While California’s efforts to achieve near-universal health care coverage are noble, this state-by-state approach is fast becoming ridiculously inefficient. The big problems are the insurance companies – companies which would all but cease to exist in their present form should the status quo evaporate, and a universal single-payer system be enacted.

Polling on the issue is beyond confusing, with Americans simultaneously desiring the status quo, asking for major changes, saying that health care is either “good” or “only fair” and saying that it is the responsibility of the Federal Government to provide health care for all.

Massachusetts’ “Commonwealth Care” near-Universal Health Care program just went into effect a few days ago, and it was a bundle of political compromises to satisfy every possible lobby involved. A similar fight will undoubtedly take place in California. However, these piecemeal systems involving subsidized private insurers, the nursing lobby, the hospital lobby, the state Blue Cross/Blue Shield and the hundreds of other disparate interest groups with a stake in health care are simply inefficient. Though this piecemeal system of private insurers, public health care for the old and the poor, and uncompensated care pools, America already spends a much greater percentage of their GDP to cover just the elderly and the poor than Canada spends covering everyone from birth to death. Our system is notoriously inefficient and it’s the insurance companies that are to blame.
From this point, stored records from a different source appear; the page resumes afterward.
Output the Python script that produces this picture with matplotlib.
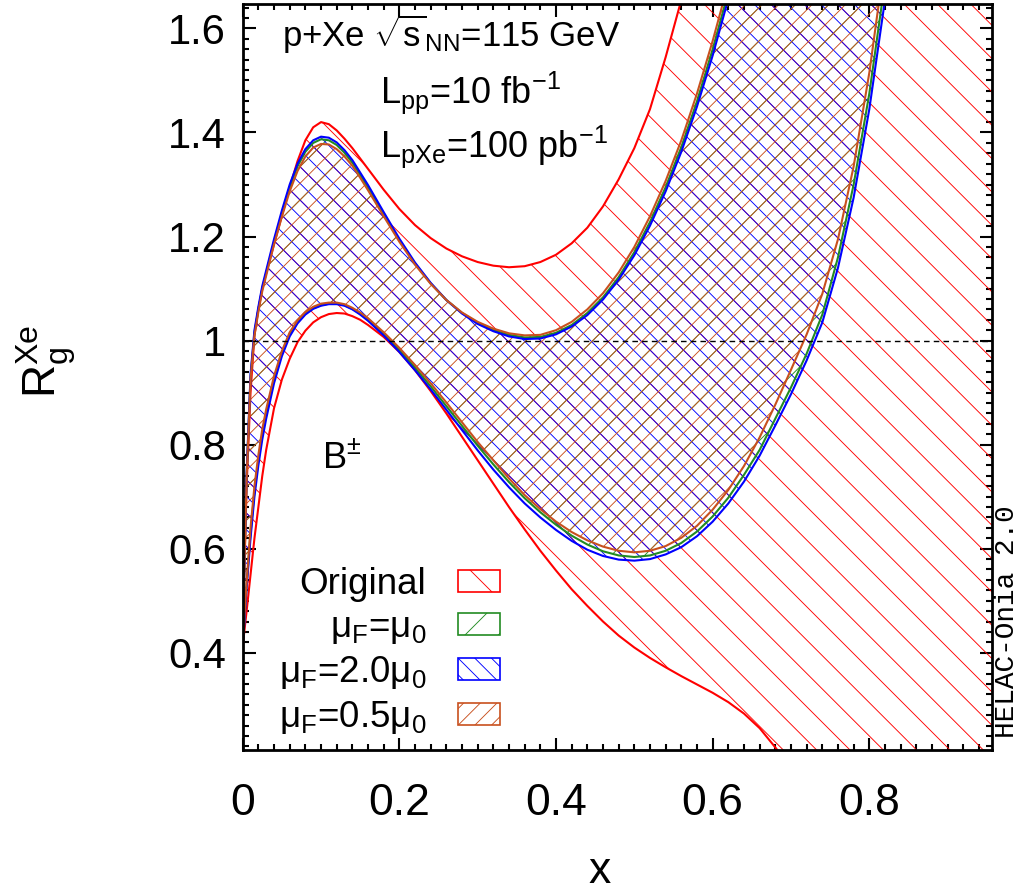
import numpy as np
import matplotlib
matplotlib.use("Agg")
import matplotlib.pyplot as plt
from matplotlib import font_manager
from matplotlib.patches import Patch

# ---------------- data ----------------
x = [0.0, 0.002, 0.005, 0.01, 0.015, 0.02, 0.025, 0.03,
     0.04, 0.05, 0.06, 0.07, 0.08, 0.09, 0.10,
     0.11, 0.12, 0.13, 0.14, 0.15, 0.16,
     0.18, 0.20, 0.22, 0.24, 0.26, 0.28, 0.30, 0.32, 0.34, 0.36, 0.38,
     0.40, 0.42, 0.44, 0.46, 0.48, 0.50, 0.52, 0.54, 0.56, 0.58, 0.60,
     0.62, 0.64, 0.66, 0.68, 0.70, 0.72, 0.74, 0.76, 0.78, 0.80, 0.82, 0.84, 0.86, 0.88, 0.92, 0.96]

orig_hi = [0.41, 0.55, 0.72, 0.90, 1.01, 1.06, 1.10, 1.13,
           1.185, 1.24, 1.295, 1.345, 1.385, 1.41, 1.42,
           1.416, 1.404, 1.388, 1.37, 1.35, 1.33,
           1.29, 1.253, 1.222, 1.197, 1.177, 1.162, 1.151, 1.144, 1.141, 1.143, 1.151,
           1.165, 1.187, 1.217, 1.258, 1.31, 1.37, 1.445, 1.545, 1.655, 1.78, 1.93,
           2.1, 2.3, 2.5, 2.7, 2.9, 3.1, 3.3, 3.5, 3.7, 3.9, 4.1, 4.3, 4.5, 4.7, 5.1, 5.5]
orig_lo = [0.41, 0.44, 0.48, 0.55, 0.62, 0.68, 0.74, 0.79,
           0.87, 0.925, 0.965, 0.997, 1.019, 1.035, 1.045,
           1.051, 1.053, 1.052, 1.047, 1.04, 1.03,
           1.007, 0.978, 0.943, 0.903, 0.86, 0.815, 0.77, 0.725, 0.68, 0.637, 0.596,
           0.558, 0.522, 0.49, 0.46, 0.433, 0.41, 0.39, 0.372, 0.355, 0.339, 0.323,
           0.305, 0.283, 0.255, 0.218, 0.178, 0.138, 0.098, 0.058, 0.018, -0.022, -0.062, -0.1, -0.14, -0.18, -0.26, -0.34]

mu1_hi = [0.41, 0.56, 0.74, 0.93, 1.015, 1.06, 1.10, 1.13,
          1.19, 1.245, 1.295, 1.335, 1.363, 1.38, 1.387,
          1.385, 1.376, 1.361, 1.342, 1.318, 1.294,
          1.243, 1.193, 1.148, 1.11, 1.078, 1.053, 1.034, 1.02, 1.011, 1.006, 1.007,
          1.015, 1.03, 1.053, 1.083, 1.122, 1.17, 1.228, 1.295, 1.372, 1.46, 1.56,
          1.67, 1.79, 1.92, 2.06, 2.2, 2.35, 2.5, 2.65, 2.8, 2.95, 3.1, 3.25, 3.4, 3.55, 3.85, 4.15]
mu1_lo = [0.41, 0.46, 0.53, 0.63, 0.71, 0.77, 0.82, 0.86,
          0.925, 0.975, 1.012, 1.036, 1.052, 1.062, 1.068,
          1.071, 1.071, 1.068, 1.061, 1.052, 1.04,
          1.013, 0.982, 0.948, 0.912, 0.874, 0.836, 0.798, 0.762, 0.728, 0.697, 0.67,
          0.646, 0.625, 0.608, 0.595, 0.587, 0.584, 0.587, 0.596, 0.611, 0.633, 0.662,
          0.698, 0.742, 0.79, 0.85, 0.91, 0.975, 1.05, 1.16, 1.30, 1.475, 1.69, 1.93, 2.2, 2.5, 3.1, 3.7]

mu2_hi = [0.41, 0.56, 0.745, 0.935, 1.02, 1.065, 1.105, 1.135,
          1.195, 1.25, 1.30, 1.34, 1.368, 1.385, 1.392,
          1.39, 1.381, 1.366, 1.347, 1.323, 1.299,
          1.247, 1.196, 1.15, 1.111, 1.078, 1.052, 1.032, 1.018, 1.008, 1.003, 1.004,
          1.012, 1.027, 1.049, 1.079, 1.117, 1.164, 1.221, 1.287, 1.363, 1.45, 1.548,
          1.657, 1.777, 1.907, 2.05, 2.2, 2.35, 2.5, 2.65, 2.8, 2.95, 3.1, 3.25, 3.4, 3.55, 3.85, 4.15]
mu2_lo = [0.41, 0.455, 0.525, 0.62, 0.70, 0.76, 0.81, 0.85,
          0.918, 0.97, 1.008, 1.033, 1.05, 1.061, 1.067,
          1.07, 1.07, 1.067, 1.06, 1.05, 1.038,
          1.01, 0.978, 0.943, 0.906, 0.867, 0.828, 0.789, 0.752, 0.718, 0.687, 0.66,
          0.636, 0.615, 0.598, 0.586, 0.579, 0.577, 0.58, 0.589, 0.603, 0.624, 0.652,
          0.687, 0.729, 0.779, 0.837, 0.897, 0.962, 1.035, 1.14, 1.275, 1.445, 1.655, 1.89, 2.16, 2.46, 3.06, 3.66]

mu05_hi = [0.41, 0.555, 0.735, 0.925, 1.01, 1.055, 1.095, 1.125,
           1.185, 1.238, 1.287, 1.326, 1.354, 1.371, 1.378,
           1.377, 1.368, 1.354, 1.336, 1.313, 1.289,
           1.239, 1.19, 1.146, 1.109, 1.078, 1.054, 1.036, 1.023, 1.014, 1.01, 1.011,
           1.02, 1.036, 1.06, 1.091, 1.131, 1.18, 1.239, 1.307, 1.385, 1.475, 1.576,
           1.687, 1.81, 1.94, 2.08, 2.22, 2.37, 2.52, 2.67, 2.82, 2.97, 3.12, 3.27, 3.42, 3.57, 3.87, 4.17]
mu05_lo = [0.41, 0.465, 0.535, 0.64, 0.72, 0.78, 0.83, 0.868,
           0.932, 0.98, 1.016, 1.039, 1.055, 1.065, 1.071,
           1.073, 1.073, 1.07, 1.063, 1.054, 1.043,
           1.016, 0.986, 0.953, 0.918, 0.881, 0.843, 0.805, 0.77, 0.735, 0.703, 0.676,
           0.652, 0.632, 0.616, 0.604, 0.596, 0.593, 0.596, 0.605, 0.621, 0.644, 0.675,
           0.713, 0.759, 0.814, 0.877, 0.944, 1.012, 1.09, 1.195, 1.335, 1.515, 1.735, 1.99, 2.27, 2.57, 3.17, 3.77]

labels = ["Original", "μ$_\\mathrm{F}$=μ$_\\mathrm{0}$",
          "μ$_\\mathrm{F}$=2.0μ$_\\mathrm{0}$", "μ$_\\mathrm{F}$=0.5μ$_\\mathrm{0}$"]
colors = ["#ff0000", "#228b22", "#0000ff", "#c8501e"]
hatches = ["\\", "/", "\\\\", "//"]
xticks = [0, 0.2, 0.4, 0.6, 0.8]
xticklabels = ["0", "0.2", "0.4", "0.6", "0.8"]
yticks = [0.4, 0.6, 0.8, 1.0, 1.2, 1.4, 1.6]
yticklabels = ["0.4", "0.6", "0.8", "1", "1.2", "1.4", "1.6"]

# ---------------- fonts ----------------
names = {f.name for f in font_manager.fontManager.ttflist}
SANS = "Liberation Sans"
NARROW = "Liberation Sans Narrow" if "Liberation Sans Narrow" in names else SANS
plt.rcParams["font.family"] = [SANS, "DejaVu Sans"]
plt.rcParams["mathtext.fontset"] = "custom"
plt.rcParams["mathtext.rm"] = SANS
plt.rcParams["mathtext.it"] = SANS + ":italic"
plt.rcParams["mathtext.bf"] = SANS + ":bold"
plt.rcParams["mathtext.sf"] = SANS
plt.rcParams["hatch.linewidth"] = 0.65

W, H = 1021, 896
fig = plt.figure(figsize=(W / 100, H / 100), dpi=100)
L, R, T, B = 242.7, 992.3, 4.0, 749.5
ax = fig.add_axes([L / W, 1 - B / H, (R - L) / W, (B - T) / H])
ax.set_xlim(0, 0.957)
ax.set_ylim(0.214, 1.647)

def axpos(px, py):
    return (px - L) / (R - L), (B - py) / (B - T)

series = [(orig_lo, orig_hi), (mu1_lo, mu1_hi), (mu2_lo, mu2_hi), (mu05_lo, mu05_hi)]
for (lo, hi), c, h in zip(series, colors, hatches):
    ax.fill_between(x, lo, hi, facecolor="none", edgecolor=c, hatch=h, linewidth=0, zorder=2)
for (lo, hi), c in zip(series, colors):
    ax.plot(x, lo, color=c, lw=1.5, zorder=3)
    ax.plot(x, hi, color=c, lw=1.5, zorder=3)

ax.axhline(1.0, color="black", lw=1.0, dashes=(4, 3), zorder=4)

# axes styling
for s in ax.spines.values():
    s.set_linewidth(2.0)
    s.set_zorder(5)
ax.set_xticks(xticks)
ax.set_xticklabels(xticklabels, family=[NARROW, "DejaVu Sans"], fontsize=32)
ax.set_yticks(yticks)
ax.set_yticklabels(yticklabels, family=[SANS, "DejaVu Sans"], fontsize=30)
ax.xaxis.set_minor_locator(matplotlib.ticker.MultipleLocator(0.02))
ax.yaxis.set_minor_locator(matplotlib.ticker.MultipleLocator(0.02))
ax.tick_params(which="both", direction="in", top=True, right=True, width=1.5)
ax.tick_params(which="major", length=9)
ax.tick_params(which="minor", length=4.5)
ax.tick_params(axis="x", which="major", pad=24)
ax.tick_params(axis="y", which="major", pad=12)

fig.text(600 / W, 1 - 871 / H, "x", family=[NARROW, "DejaVu Sans"], fontsize=32,
         ha="center", va="center")
fig.text(46 / W, 1 - 361 / H, "R$_\\mathrm{g}^\\mathrm{Xe}$", family=[NARROW, "DejaVu Sans"],
         fontsize=33, rotation=90, ha="center", va="center")

# annotations
ax.text(*axpos(282, 47), "p+Xe $\\sqrt{\\mathrm{s}}_\\mathrm{NN}$=115 GeV", transform=ax.transAxes,
        fontsize=25, va="baseline", ha="left", zorder=6)
ax.text(*axpos(380, 103), "L$_\\mathrm{pp}$=10 fb$^\\mathrm{-1}$", transform=ax.transAxes,
        fontsize=26, va="baseline", ha="left", zorder=6)
ax.text(*axpos(380, 157), "L$_\\mathrm{pXe}$=100 pb$^\\mathrm{-1}$", transform=ax.transAxes,
        fontsize=26, va="baseline", ha="left", zorder=6)
ax.text(*axpos(322, 468), "B$^{\\pm}$", transform=ax.transAxes,
        fontsize=26, va="baseline", ha="left", zorder=6)

fig.text(1007 / W, 1 - 622 / H, "HELAC-Onia 2.0", rotation=90, ha="center", va="center",
         family=["Liberation Mono", "DejaVu Sans Mono"], fontsize=20)

handles = [Patch(facecolor="white", edgecolor=c, hatch=h, linewidth=1.2)
           for c, h in zip(colors, hatches)]
leg = ax.legend(handles, labels, loc="upper right", bbox_to_anchor=axpos(500, 567),
                frameon=False, markerfirst=False, fontsize=26.5, handlelength=1.15,
                handleheight=0.55, labelspacing=0.22, handletextpad=0.85,
                borderpad=0, borderaxespad=0)
leg.set_zorder(6)

fig.savefig("out.png", dpi=100, facecolor="white")
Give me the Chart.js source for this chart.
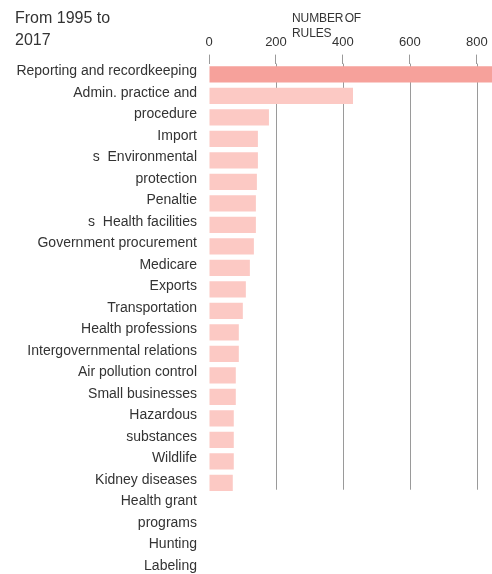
<!DOCTYPE html>
<html>
<head>
<meta charset="utf-8">
<script src="https://cdn.jsdelivr.net/npm/chart.js@4"></script>
<style>
  html, body { margin:0; padding:0; background:#fff; overflow:hidden; }
  body { width:492px; height:574px; position:relative; font-family:"Liberation Sans", Arial, Helvetica, sans-serif; color:#333; }
  canvas { position:absolute; left:0; top:0; }
  .title { position:absolute; left:15px; top:7px; font-size:16px; line-height:22px; color:#333; z-index:2; }
  .axt { position:absolute; left:292px; top:11px; font-size:12px; line-height:15px; color:#333; letter-spacing:-0.1px; word-spacing:-2px; z-index:2; }
</style>
</head>
<body>
<canvas id="chart" width="492" height="600"></canvas>
<div class="title">From 1995 to<br>2017</div>
<div class="axt">NUMBER OF<br>RULES</div>
<script>
"use strict";

// label lines as they appear down the left side (wrapped, one per row)
const LABEL_LINES = ['Reporting and recordkeeping', 'Admin. practice and', 'procedure', 'Import',
  's  Environmental', 'protection', 'Penaltie', 's  Health facilities', 'Government procurement',
  'Medicare', 'Exports', 'Transportation', 'Health professions', 'Intergovernmental relations',
  'Air pollution control', 'Small businesses', 'Hazardous', 'substances', 'Wildlife',
  'Kidney diseases', 'Health grant', 'programs', 'Hunting', 'Labeling'];
// number of rules per bar row
const RULES = [860, 430, 179, 146, 146, 143, 140, 140, 134, 122, 110, 101, 89, 89, 80, 80, 74, 74, 74, 71];
const X_TICKS = [0, 200, 400, 600, 800];
const X_MAX = 845;

const C = {top:'#f6a19b', bar:'#fcc9c4', grid:'#9a9a9a', ink:'#333'};
Chart.defaults.font.family = '"Liberation Sans", Arial, Helvetica, sans-serif';
Chart.defaults.color = C.ink;

// vertical rules stop at the last bar, drawn under the bars
const gridLines = {
  id:'gridLines',
  beforeDatasetsDraw(chart) {
    const x = chart.scales.x, y = chart.scales.y, ctx = chart.ctx;
    const row = y.getPixelForValue(1) - y.getPixelForValue(0);
    const bottom = y.getPixelForValue(RULES.length - 1) + row * 0.32;
    ctx.save();
    ctx.strokeStyle = C.grid;
    ctx.lineWidth = 1;
    X_TICKS.filter(v => v > 0).forEach(v => {
      const px = Math.round(x.getPixelForValue(v)) + 0.5;
      ctx.beginPath();
      ctx.moveTo(px, chart.chartArea.top);
      ctx.lineTo(px, bottom);
      ctx.stroke();
    });
    ctx.restore();
  }
};

new Chart(document.getElementById('chart'), {
  type:'bar',
  data:{
    labels: LABEL_LINES,
    datasets:[{
      data: RULES,
      backgroundColor: RULES.map((v, i) => i === 0 ? C.top : C.bar),
      barPercentage: 0.75, categoryPercentage: 1,
    }]
  },
  options:{
    indexAxis:'y', responsive:false, animation:false,
    layout:{padding:{left:0, right:0, top:31, bottom:4}},
    plugins:{legend:{display:false}, tooltip:{enabled:false}},
    scales:{
      x:{position:'top', min:0, max:X_MAX,
        afterBuildTicks: s => { s.ticks = X_TICKS.map(v => ({value:v})); },
        ticks:{font:{size:13}, color:C.ink, padding:4, includeBounds:false},
        grid:{drawOnChartArea:false, drawTicks:true, tickLength:9, tickColor:C.grid},
        border:{display:false}},
      y:{afterFit: s => { s.width = 209; },
        ticks:{font:{size:14}, color:C.ink, padding:12, autoSkip:false, labelOffset:-3},
        grid:{display:false, drawTicks:false},
        border:{display:false}}
    }
  },
  plugins:[gridLines]
});
</script>
</body>
</html>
A single-payer system would be ideal – with sliding co-pays based on income to discourage overuse and abuse of the system. Of course, this is all politically untenable. When the Clinton policy team, including Hillary, sat down to accomplish health care reform, the insurers stood in their way, producing misleading ads that torpedoed the whole project. A more modest goal? Extend Medicare to cover children and young adults under 25 – it would alleviate the burden of family coverage that insurers and employers now face. I believe John Edwards offered something along those lines, however.

Nevertheless, I still hope for some near-universal coverage legislation out of California – it is a worthy project to tackle.